Best way to parse json input?

I have json in a file in the format:

{
   events : [ {
       prop1 : val1,
       prop2 : val2
   }, {
      prop1 : val3,
      prop2 : val4
   } ]
}

I've tried multiline input with no success. I tried a mutate filter to remove the \n again with no success. It seems there are multiple ways of doing it but I can't get any of them to work.

Any help appreciated.

1 Like

You should be able to use json_lines here.
Can you provide your configs of what you tried?
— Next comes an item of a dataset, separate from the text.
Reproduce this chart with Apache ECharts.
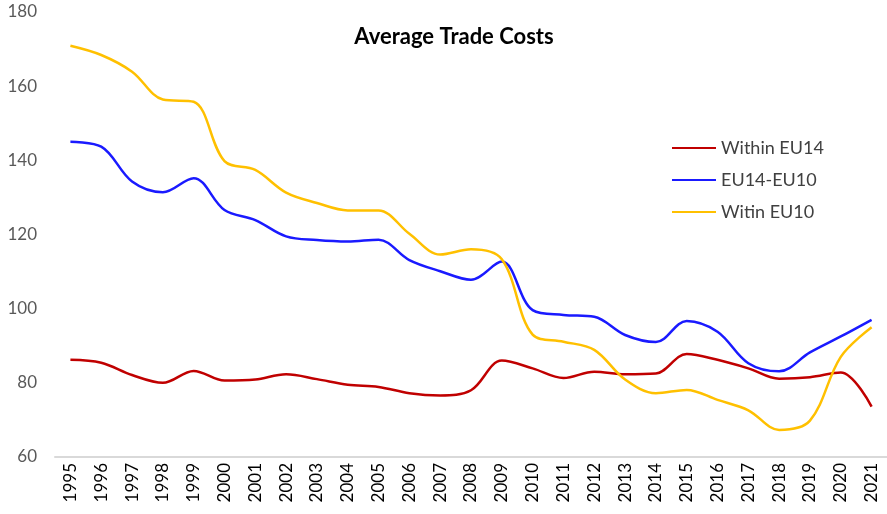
<!DOCTYPE html>
<html>
<head>
<meta charset="utf-8">
<script src="https://cdn.jsdelivr.net/npm/echarts@6/dist/echarts.min.js"></script>
<style>
  html, body { margin: 0; padding: 0; background: #fff; }
  #chart { width: 887px; height: 514px; }
</style>
</head>
<body>
<div id="chart"></div>
<script>
var years = ['1995', '1996', '1997', '1998', '1999', '2000', '2001', '2002', '2003', '2004',
    '2005', '2006', '2007', '2008', '2009', '2010', '2011', '2012', '2013', '2014',
    '2015', '2016', '2017', '2018', '2019', '2020', '2021'];

var withinEU14 = [86.2, 85.4, 82.1, 80.0, 83.2, 80.6, 80.9, 82.3, 81.0, 79.5,
    78.9, 77.2, 76.6, 78.0, 86.0, 83.9, 81.3, 83.0, 82.3, 82.5,
    87.8, 86.2, 83.9, 81.1, 81.5, 82.8, 73.6];

var eu14EU10 = [145.0, 143.7, 134.3, 131.4, 135.2, 126.6, 123.9, 119.5, 118.5, 118.1,
    118.6, 113.1, 110.1, 107.8, 112.7, 99.6, 98.3, 97.8, 92.9, 91.0,
    96.7, 93.8, 85.3, 83.1, 88.2, 92.5, 97.0];

var witinEU10 = [170.9, 168.4, 163.9, 156.4, 155.8, 139.8, 137.4, 131.3, 128.5, 126.5,
    126.5, 120.2, 114.6, 116.0, 113.3, 93.0, 91.1, 88.9, 80.9, 77.2,
    78.1, 75.4, 72.6, 67.3, 69.8, 87.0, 95.0];

var chart = echarts.init(document.getElementById('chart'));

function linha(nome, cor, dados) {
    return {
        name: nome,
        type: 'line',
        data: dados,
        smooth: 0.35,
        symbol: 'none',
        lineStyle: { color: cor, width: 2.5 },
        itemStyle: { color: cor }
    };
}

chart.setOption({
    animation: false,
    title: {
        text: 'Average Trade Costs',
        left: 449,
        top: 21,
        textAlign: 'center',
        textStyle: { fontFamily: 'Lato', fontWeight: 'bold', fontSize: 22, color: '#000' }
    },
    legend: {
        orient: 'vertical',
        left: 667,
        top: 134,
        itemGap: 14,
        itemWidth: 44,
        itemHeight: 2,
        icon: 'rect',
        textStyle: { fontFamily: 'Lato', fontSize: 18, color: '#404040' },
        data: ['Within EU14', 'EU14-EU10', 'Witin EU10']
    },
    grid: { left: 55, width: 837, top: 12, bottom: 57 },
    xAxis: {
        type: 'category',
        data: years,
        boundaryGap: true,
        axisLine: { lineStyle: { color: '#d9d9d9', width: 2 } },
        axisTick: { show: false },
        axisLabel: {
            rotate: 90,
            interval: 0,
            margin: 6,
            fontFamily: 'Lato',
            fontSize: 17,
            color: '#000'
        }
    },
    yAxis: {
        type: 'value',
        min: 60,
        max: 180,
        interval: 20,
        axisLine: { show: false },
        axisTick: { show: false },
        splitLine: { show: false },
        axisLabel: { fontFamily: 'Lato', fontSize: 17, color: '#595959', margin: 18 }
    },
    series: [
        linha('Within EU14', '#c00000', withinEU14),
        linha('EU14-EU10', '#1a1aff', eu14EU10),
        linha('Witin EU10', '#ffc000', witinEU10)
    ]
});
</script>
</body>
</html>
I also expected json_lines to work, but not even this trivial example does:

$ cat test.config 
input { stdin { codec => json_lines } }
output { stdout { codec => rubydebug } }
$ cat data 
{
   "foo": "bar"
}
$ /opt/logstash/bin/logstash -f test.config < data
Logstash startup completed
{
       "message" => "{",
          "tags" => [
        [0] "_jsonparsefailure"
    ],
      "@version" => "1",
    "@timestamp" => "2015-09-23T05:47:37.345Z",
          "host" => "lnxmagnusbk"
}
A plugin had an unrecoverable error. Will restart this plugin.
  Plugin: <LogStash::Inputs::Stdin codec=><LogStash::Codecs::JSONLines charset=>"UTF-8">, debug=>false>
  Error: string not matched {:level=>:error}
Logstash shutdown completed

Reading the documentation I find it quite ambiguous, and comparing the source code with that of the json codec doesn't really help either. It seems the difference between json and json_lines is that the latter will wait for a newline character before attempting to unmarshal the data while the former just grabs and unmarshals whatever it can get its hands on.

Thanks for replying. My config is:

input{
  file{
    codec => json_lines
    sincedb_path => "dev/null"
    path => "file.json"
    start_position => "beginning"
  }
}
output{
  stdout{codec => ruby_debug}
}

But when I run "logstash --verbose -f file.conf" all I get is:

Registering file input {path=>["file.json"], :level=>:info}
Pipeline started {:level=>:info}
Logstash startup completed

Nothing else, file not processed.
I switched json_lines to json in my config and I get:

A plugin had an unrecoverable error. Will restart this plugin.
Plugin: &lt;LogStash::Inputs::File path=...
Error: string not matched {level=>:error}

I'm using Logstash-1.5.4.

This post seems to indicate theat json_lines does not work with file input: https://github.com/logstash-plugins/logstash-codec-json_lines/issues/7

Any ideas?

Based on https://gist.github.com/shurane/60eee09eeee15a50f289, I changed my config to:

input{
  exec{
    command => "cat file.json"
    codec => json_lines
    interval => 60
  }
}
output{
  stdout{codec => ruby_debug}
}

...with this result:

A plugin had an unrecoverable error. Will restart this plugin.
Plugin: <LogStash::Inputs::Exec command=>...
Error: string not matched {:level=>:error}
{
  "message" => "}{\r",
  "tags" => ...
}

Am I correct in thinking the json_lines codec looks for \n and is failing when it comes to a \r?

I actually don't think the json_lines codec supports the multiline JSON documents that you have. I suspect the codec is for single-line JSON documents delimited by newline characters.

Yeah I think you're right. I think I can get my data as one line (not pretty-printed) though so where does that leave me? What's the best input to use with single line json? Eventually I need to fetch the json through a REST service using something like http_poller but it doesn't seem to work for https (Does http_poller handle https?). In the meantime I have some of the json to test with, I'm just trying to get it into elasticsearch somehow. So far the file input with json_lines codec is out. I guess I'll try flattening the json to one line and try some other configs. Any tips appreciated!

I've made some progress. I reverted my file.json to its original, multiline format and changed my config to:

input{
  exec{
    command => "cat file.json"
    codec => json
    interval => 60
  }
}
output{
  stdout{codec => ruby_debug}
}

...and it processed the whole file. When I indexed it into elasticsearch though I see it created only one event. Not ideal because the document is a json object with an array of 1000 events. I'll see now if I can make it appear so in Kibana.

Found no way to view a single event containing multiple events in Kibana that made sense. I changed my data format from:

{
   events : [ {
       prop1 : val1,
       prop2 : val2
   }, {
      prop1 : val3,
      prop2 : val4
   } ]
}

... to a simple array rather than an object:

[ {
  prop1 : val1,
  prop2 : val2
}, {
  prop1 : val3,
  prop2 : val4
}]

... and the indexing worked properly, 1000 events!

I am having problems getting logstash to read a file containing a json array. What did your input configuration eventually look like to read in the array?

Thanks,

Nathan

Please start your own thread for this.

Hello,
Is there any chance to make it work as logstash service (background mode)? Because for me it only works in cmd (console). But after server restart it will not start automatically in console but only in services. But it can not parse json file in service mode. I am taking about windows now. Probably in Linux it can work in both cases.